Netsleeping

Économiseur d’écran multiplateforme,
images numériques infrarouge
Aluminium, plexiglas, ordinateur, écran et vidéoprojecteur
Dimensions variables
Réalisé pendant la résidence Les Inclassables à Montréal

 

Netsleeping diffuse des images infrarouges de dormeurs volontaires sur des économiseurs d’écran, synchronisant le sommeil humain documenté avec la mise en veille des machines. Cette œuvre interroge le sommeil à travers un paradoxe qui trouve son écho dans Sleep d’Andy Warhol (1964) et les analyses de Jonathan Crary sur le capitalisme 24/7.
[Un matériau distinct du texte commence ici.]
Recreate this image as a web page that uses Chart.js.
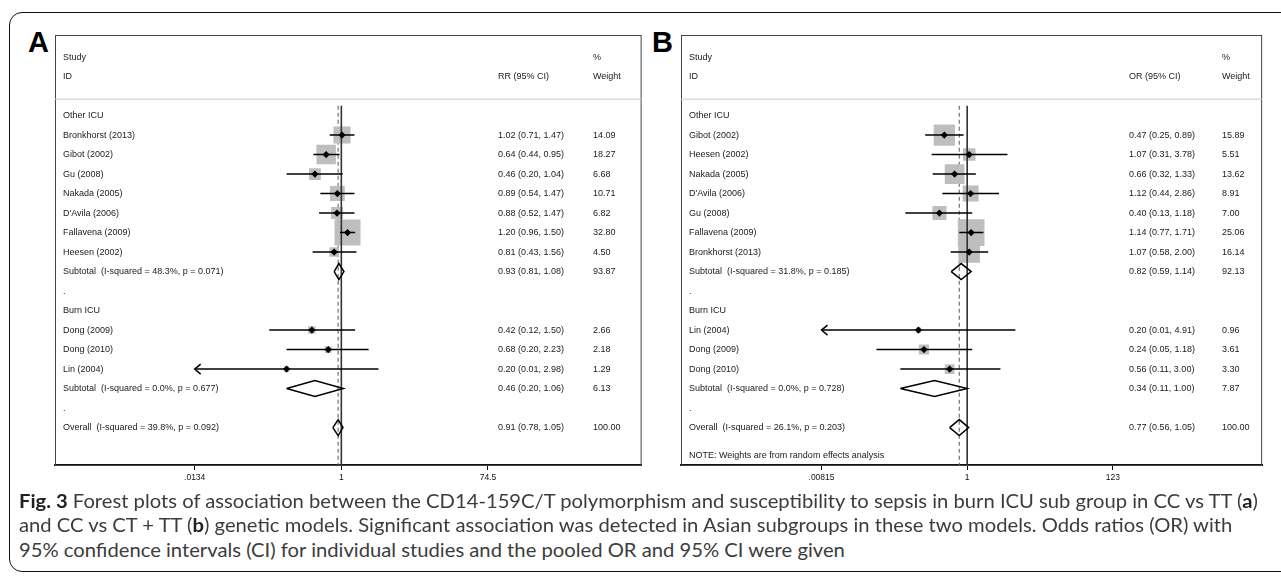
<!DOCTYPE html>
<html>
<head>
<meta charset="utf-8">
<script src="https://cdn.jsdelivr.net/npm/chart.js@4.4.1/dist/chart.umd.min.js"></script>
<style>
  body { margin: 0; width: 1281px; height: 580px; overflow: hidden; background: #fff; position: relative; }
  .frame { position: absolute; left: 9px; top: 12px; width: 1292px; height: 560px; border: 1.5px solid #111; border-radius: 13px; box-sizing: border-box; }
  .letter { position: absolute; font: bold 29px "Liberation Sans", Arial, sans-serif; color: #000; line-height: 1; }
  canvas { position: absolute; }
  .cap { position: absolute; left: 19px; font-family: Lato, sans-serif; font-size: 19px; line-height: 24px; color: #3c3c3c; white-space: nowrap; transform-origin: 0 0; }
  .cap b { color: #222; }
</style>
</head>
<body>
<div class="frame"></div>
<div class="letter" style="left:28px; top:28px;">A</div>
<div class="letter" style="left:652px; top:28px;">B</div>
<canvas id="chartA" width="660" height="495" style="left:0; top:0;"></canvas>
<canvas id="chartB" width="621" height="495" style="left:660px; top:0;"></canvas>
<div class="cap" id="cap1" style="top:489px;"><b>Fig. 3</b> Forest plots of association between the CD14-159C/T polymorphism and susceptibility to sepsis in burn ICU sub group in CC vs TT (<b>a</b>)</div>
<div class="cap" id="cap2" style="top:513px;">and CC vs CT + TT (<b>b</b>) genetic models. Significant association was detected in Asian subgroups in these two models. Odds ratios (OR) with</div>
<div class="cap" id="cap3" style="top:538px;">95% confidence intervals (CI) for individual studies and the pooled OR and 95% CI were given</div>
<script>
// panel A : CC vs TT
const labelsA = ['Other ICU', 'Bronkhorst (2013)', 'Gibot (2002)', 'Gu (2008)', 'Nakada (2005)', "D'Avila (2006)",
  'Fallavena (2009)', 'Heesen (2002)', 'Subtotal  (I-squared = 48.3%, p = 0.071)', '.',
  'Burn ICU', 'Dong (2009)', 'Dong (2010)', 'Lin (2004)', 'Subtotal  (I-squared = 0.0%, p = 0.677)', '.',
  'Overall  (I-squared = 39.8%, p = 0.092)']
const kindA = ['h', 's', 's', 's', 's', 's', 's', 's', 'd', '', 'h', 's', 's', 's', 'd', '', 'd']
const estA = [null, 1.02, 0.64, 0.46, 0.89, 0.88, 1.20, 0.81, 0.93, null, null, 0.42, 0.68, 0.20, 0.46, null, 0.91]
const lowA = [null, 0.71, 0.44, 0.20, 0.54, 0.52, 0.96, 0.43, 0.81, null, null, 0.12, 0.20, 0.01, 0.20, null, 0.78]
const highA = [null, 1.47, 0.95, 1.04, 1.47, 1.47, 1.50, 1.56, 1.08, null, null, 1.50, 2.23, 2.98, 1.06, null, 1.05]
const weightA = [null, 14.09, 18.27, 6.68, 10.71, 6.82, 32.80, 4.50, 93.87, null, null, 2.66, 2.18, 1.29, 6.13, null, 100.00]
const ticksA = [0.0134, 1, 74.5]
const tickLabelsA = ['.0134', '1', '74.5']

// panel B : CC vs CT + TT
const labelsB = ['Other ICU', 'Gibot (2002)', 'Heesen (2002)', 'Nakada (2005)', "D'Avila (2006)", 'Gu (2008)',
  'Fallavena (2009)', 'Bronkhorst (2013)', 'Subtotal  (I-squared = 31.8%, p = 0.185)', '.',
  'Burn ICU', 'Lin (2004)', 'Dong (2009)', 'Dong (2010)', 'Subtotal  (I-squared = 0.0%, p = 0.728)', '.',
  'Overall  (I-squared = 26.1%, p = 0.203)']
const kindB = ['h', 's', 's', 's', 's', 's', 's', 's', 'd', '', 'h', 's', 's', 's', 'd', '', 'd']
const estB = [null, 0.47, 1.07, 0.66, 1.12, 0.40, 1.14, 1.07, 0.82, null, null, 0.20, 0.24, 0.56, 0.34, null, 0.77]
const lowB = [null, 0.25, 0.31, 0.32, 0.44, 0.13, 0.77, 0.58, 0.59, null, null, 0.008, 0.05, 0.11, 0.11, null, 0.56]
const highB = [null, 0.89, 3.78, 1.33, 2.86, 1.18, 1.71, 2.00, 1.14, null, null, 4.91, 1.18, 3.00, 1.00, null, 1.05]
const weightB = [null, 15.89, 5.51, 13.62, 8.91, 7.00, 25.06, 16.14, 92.13, null, null, 0.96, 3.61, 3.30, 7.87, null, 100.00]
const ticksB = [0.00815, 1, 123]
const tickLabelsB = ['.00815', '1', '123']

const FONT = '"Liberation Sans", Arial, sans-serif'
const ROW0 = 3

function makeForest(id, p) {
  const datasets = []
  const rowOf = i => ROW0 + i
  const overall = p.est[p.est.length - 1]

  // gray weight boxes
  const sq = [], sqR = []
  p.kind.forEach((k, i) => {
    if (k === 's') {
      sq.push({ x: p.est[i], y: rowOf(i) })
      sqR.push(p.boxK * Math.sqrt(p.weight[i]) / Math.SQRT2)
    }
  })
  datasets.push({ data: sq, pointStyle: 'rect', pointRadius: sqR, pointHoverRadius: sqR,
    backgroundColor: '#bebebe', borderWidth: 0, order: 5 })

  // line of no effect and overall estimate
  datasets.push({ data: [{ x: 1, y: 2.5 }, { x: 1, y: p.yMax }], showLine: true, pointRadius: 0,
    borderColor: '#333', borderWidth: 1.6, order: 3 })
  datasets.push({ data: [{ x: overall, y: 2.5 }, { x: overall, y: p.yMax }], showLine: true, pointRadius: 0,
    borderColor: '#666', borderWidth: 1.1, borderDash: [4, 3], order: 6 })

  const pts = []
  p.kind.forEach((k, i) => {
    if (k === 's') {
      const lo = Math.max(p.low[i], p.ticks[0])
      const hi = Math.min(p.high[i], p.ticks[p.ticks.length - 1])
      datasets.push({ data: [{ x: lo, y: rowOf(i) }, { x: hi, y: rowOf(i) }], showLine: true, pointRadius: 0,
        borderColor: '#000', borderWidth: 1.5, order: 2 })
      pts.push({ x: p.est[i], y: rowOf(i) })
    } else if (k === 'd') {
      const r = rowOf(i), h = 0.41
      datasets.push({ data: [{ x: p.low[i], y: r }, { x: p.est[i], y: r - h }, { x: p.high[i], y: r },
        { x: p.est[i], y: r + h }, { x: p.low[i], y: r }],
        showLine: true, pointRadius: 0, borderColor: '#000', borderWidth: 1.5, fill: false, order: 1 })
    }
  })
  datasets.push({ data: pts, pointStyle: 'rectRot', pointRadius: 3.6, backgroundColor: '#000', borderWidth: 0, order: 1 })

  const forestText = {
    id: 'forestText',
    afterDraw(chart) {
      const { ctx, chartArea: a } = chart
      const ys = chart.scales.y, xs = chart.scales.x
      ctx.save()
      // box
      ctx.strokeStyle = '#444'
      ctx.lineWidth = 1
      ctx.strokeRect(a.left + 0.5, a.top + 0.5, a.right - a.left - 1, a.bottom - a.top)
      ctx.strokeStyle = '#c8c8c8'
      ctx.beginPath()
      ctx.moveTo(a.left, ys.getPixelForValue(2.16))
      ctx.lineTo(a.right, ys.getPixelForValue(2.16))
      ctx.stroke()

      ctx.fillStyle = '#1a1a1a'
      ctx.font = '9px ' + FONT
      ctx.textBaseline = 'middle'
      ctx.fillText('Study', p.colLabel, ys.getPixelForValue(0))
      ctx.fillText('ID', p.colLabel, ys.getPixelForValue(1))
      ctx.fillText(p.effect + ' (95% CI)', p.colCI, ys.getPixelForValue(1))
      ctx.fillText('%', p.colW, ys.getPixelForValue(0))
      ctx.fillText('Weight', p.colW, ys.getPixelForValue(1))

      p.labels.forEach((lab, i) => {
        const y = ys.getPixelForValue(rowOf(i))
        ctx.fillText(lab, p.colLabel, y)
        if (p.est[i] != null) {
          ctx.fillText(`${p.est[i].toFixed(2)} (${p.low[i].toFixed(2)}, ${p.high[i].toFixed(2)})`, p.colCI, y)
          ctx.fillText(p.weight[i].toFixed(2), p.colW, y)
        }
        // arrow where the CI runs past the axis
        if (p.kind[i] === 's' && p.low[i] < p.ticks[0]) {
          const x = xs.getPixelForValue(p.ticks[0])
          ctx.strokeStyle = '#000'
          ctx.lineWidth = 1.5
          ctx.beginPath()
          ctx.moveTo(x + 6, y - 5)
          ctx.lineTo(x, y)
          ctx.lineTo(x + 6, y + 5)
          ctx.stroke()
        }
      })
      if (p.note) ctx.fillText(p.note, p.colLabel, ys.getPixelForValue(20.45))
      ctx.restore()
    }
  }

  return new Chart(document.getElementById(id), {
    type: 'scatter',
    data: { datasets },
    options: {
      responsive: false,
      animation: false,
      layout: { padding: p.pad },
      plugins: { legend: { display: false }, tooltip: { enabled: false } },
      scales: {
        x: {
          type: 'logarithmic',
          min: p.xMin, max: p.xMax,
          afterBuildTicks: s => { s.ticks = p.ticks.map(v => ({ value: v })) },
          afterFit: s => { s.height = 25 },
          ticks: { callback: (v, i) => p.tickLabels[i], autoSkip: false, maxRotation: 0, padding: 3,
            color: '#111', font: { size: 8.5, family: FONT } },
          grid: { drawOnChartArea: false, tickLength: 5, color: '#111', lineWidth: 1 },
          border: { display: true, color: '#111', width: 2 }
        },
        y: { type: 'linear', reverse: true, display: false, min: -1.13, max: p.yMax }
      }
    },
    plugins: [forestText]
  })
}

makeForest('chartA', {
  labels: labelsA, kind: kindA, est: estA, low: lowA, high: highA, weight: weightA,
  ticks: ticksA, tickLabels: tickLabelsA, effect: 'RR',
  xMin: Math.exp(-8.42), xMax: Math.exp(8.83), yMax: 20.92, boxK: 4.54,
  pad: { left: 55, top: 35, right: 15, bottom: 5 },
  colLabel: 63, colCI: 498, colW: 593
})

makeForest('chartB', {
  labels: labelsB, kind: kindB, est: estB, low: lowB, high: highB, weight: weightB,
  ticks: ticksB, tickLabels: tickLabelsB, effect: 'OR',
  xMin: Math.exp(-9.45), xMax: Math.exp(9.74), yMax: 20.92, boxK: 5.33,
  pad: { left: 21, top: 35, right: 7, bottom: 5 },
  colLabel: 29, colCI: 469, colW: 562,
  note: 'NOTE: Weights are from random effects analysis'
})

// caption: one horizontal squeeze for all lines, taken from the first line
const cap1 = document.getElementById('cap1')
const capScale = 1239 / cap1.getBoundingClientRect().width
document.querySelectorAll('.cap').forEach(el => {
  el.style.transform = `scaleX(${capScale})`
})
</script>
</body>
</html>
Là où Warhol filmait John Giorno durant cinq heures vingt-et-une minutes dans une entreprise contemplative anti-filmique, résistant à l’économie de l’attention par sa durée insoutenable, Netsleeping fragmente et disperse le sommeil en milliers d’images collectées et mises en circulation. Cette mutation révèle un changement de régime temporel : du temps long warholien à la temporalité fragmentée du flux numérique.

Le projet expose une tension essentielle identifiée par Crary : le sommeil demeure “une interruption sans compromis du vol de temps que nous fait subir le capitalisme”, un moment où “rien de valeur ne peut être extrait”. Pourtant, Netsleeping documente précisément cette extraction, transformant le sommeil en contenu distribuable. Les caméras infrarouges — technologies militaires reconverties — rendent visible ce qui devrait rester obscur, niant la protection traditionnelle de l’obscurité.
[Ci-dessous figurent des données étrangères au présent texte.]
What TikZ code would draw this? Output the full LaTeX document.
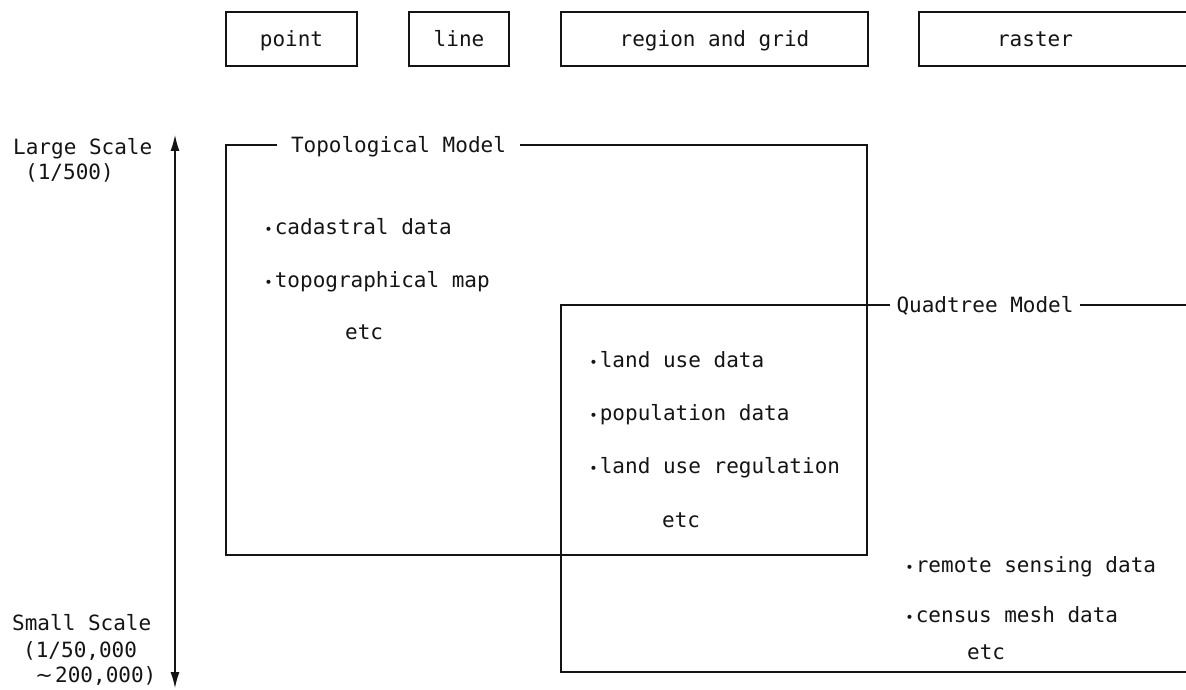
\documentclass[tikz,border=0pt]{standalone}
\usepackage{fontspec}
\usepackage{tikz}
\usetikzlibrary{calc}
\usetikzlibrary{arrows.meta}
\usetikzlibrary{positioning}
\setmonofont{DejaVu Sans Mono}
\newfontfamily\wavefont{DejaVu Sans}
\definecolor{ink}{RGB}{20, 20, 20}
\newcommand{\itemdot}{\makebox[12.64pt]{\fontsize{14}{14}\selectfont •}}
\newcommand{\wavedash}{\makebox[22pt]{\wavefont ∼}}

\tikzset{
    typed/.style={font=\ttfamily\fontsize{21}{24}\selectfont, text=ink, inner sep=0pt,
                  text height=15pt, text depth=0pt},
    row/.style={typed, anchor=west},
    frame/.style={draw=ink, line width=1.2pt},
    headbox/.style={typed, frame, minimum height=54pt},
    modeltitle/.style={typed, inner xsep=14pt},
    scalearrow/.style={draw=ink, line width=1.2pt,
                       {Latex[length=16pt, width=9pt]}-{Latex[length=16pt, width=9pt]}}
}

\begin{document}
\begin{tikzpicture}[x=1pt, y=-1pt]
            \useasboundingbox (0,0) rectangle (1186,690);

            \node[headbox, minimum width=131pt] (point)  at ( 291.5, 39) {point};
            \node[headbox, minimum width=100pt] (line)   at ( 459.0, 39) {line};
            \node[headbox, minimum width=307pt] (region) at ( 714.5, 39) {region and grid};
            \node[typed]                        (raster) at (1035.0, 39) {raster};
            \draw[frame] (1186,12) -- (919,12) -- (919,66) -- (1186,66);

            \coordinate (large) at (175,135);
            \coordinate (small) at (175,688);
            \draw[scalearrow] (small) -- (large);
            \node[row] (largescale) at (13,147) {Large Scale};
            \node[row] (largeratio) at (25,172) {(1/500)};
            \node[row] (smallscale) at (12,623) {Small Scale};
            \node[row] (smallratio) at (23,650) {(1/50,000};
            \node[row] (smallrange) at (33,675) {\wavedash200,000)};

            \node[modeltitle] (topo) at (398.5,145) {Topological Model};
            \draw[frame] (topo.west) -- (226,145) -- (226,555) -- (867,555) -- (867,145) -- (topo.east);
            \node[row] (cadastral)  at (262,227) {\itemdot cadastral data};
            \node[row] (topomap)    at (262,280) {\itemdot topographical map};
            \node[row] (topoetc)    at (345,332) {etc};

            \node[modeltitle, inner xsep=6pt] (quad) at (985,305) {Quadtree Model};
            \draw[frame] (quad.west) -- (561,305) -- (561,672) -- (1186,672);
            \draw[frame] (quad.east) -- (1186,305);
            \node[row] (landuse)    at (587,360) {\itemdot land use data};
            \node[row] (population) at (587,413) {\itemdot population data};
            \node[row] (regulation) at (587,466) {\itemdot land use regulation};
            \node[row] (quadetc)    at (662,520) {etc};

            \node[row] (remote)     at (903,565) {\itemdot remote sensing data};
            \node[row] (census)     at (903,615) {\itemdot census mesh data};
            \node[row] (rasteretc)  at (967,652) {etc};
\end{tikzpicture}
\end{document}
L’extension envisagée avec des dormeurs israéliens et palestiniens résonne avec l’analyse de Crary sur les raids nocturnes militaires visant à “détruire l’intervalle partagé collectivement du sommeil”. Sans cette brutalité, Netsleeping expose néanmoins le sommeil à une surveillance consensuelle qui dissout ses protections habituelles.

L’œuvre oscille entre deux gestes contradictoires : rendre visible la persistance obstinée du sommeil comme résistance aux “forces irrésistibles de la modernisation”, tout en participant à sa colonisation visuelle. Entre l’anti-film warholien et le régime permanent de surveillance 24/7, Netsleeping occupe un espace ambigu où la visibilité collective du sommeil pourrait simultanément documenter sa fragilité et contribuer à son érosion.



Netsleeping displays infrared images of voluntary sleepers on screensavers, synchronizing documented human sleep with machine standby mode. This work interrogates sleep through a paradox that echoes Andy Warhol’s Sleep (1964) and Jonathan Crary’s analyses of 24/7 capitalism.

Where Warhol filmed John Giorno for five hours and twenty-one minutes in a contemplative, anti-filmic enterprise, resisting the attention economy through its unbearable duration, Netsleeping fragments and disperses sleep into thousands of collected and circulated images. This mutation reveals a shift in temporal regime: from Warholian long-duration to the fragmented temporality of digital flow.

The project exposes an essential tension identified by Crary: sleep remains “an uncompromising interruption of the theft of time from us by capitalism,” a moment when “nothing of value can be extracted.” Yet Netsleeping precisely documents this extraction, transforming sleep into distributable content. Infrared cameras—reconverted military technologies—render visible what should remain obscure, negating the traditional protection of darkness.

The envisioned extension with Israeli and Palestinian sleepers resonates with Crary’s analysis of military night raids aimed at “shattering the communally shared interval of sleep.” Without such brutality, Netsleeping nonetheless exposes sleep to consensual surveillance that dissolves its habitual protections.

The work oscillates between two contradictory gestures: making visible the stubborn persistence of sleep as resistance to the “irresistible forces of modernization,” while simultaneously participating in its visual colonization. Between Warhol’s anti-film and the permanent 24/7 surveillance regime, Netsleeping occupies an ambiguous space where the collective visibility of sleep could simultaneously document its fragility and contribute to its erosion.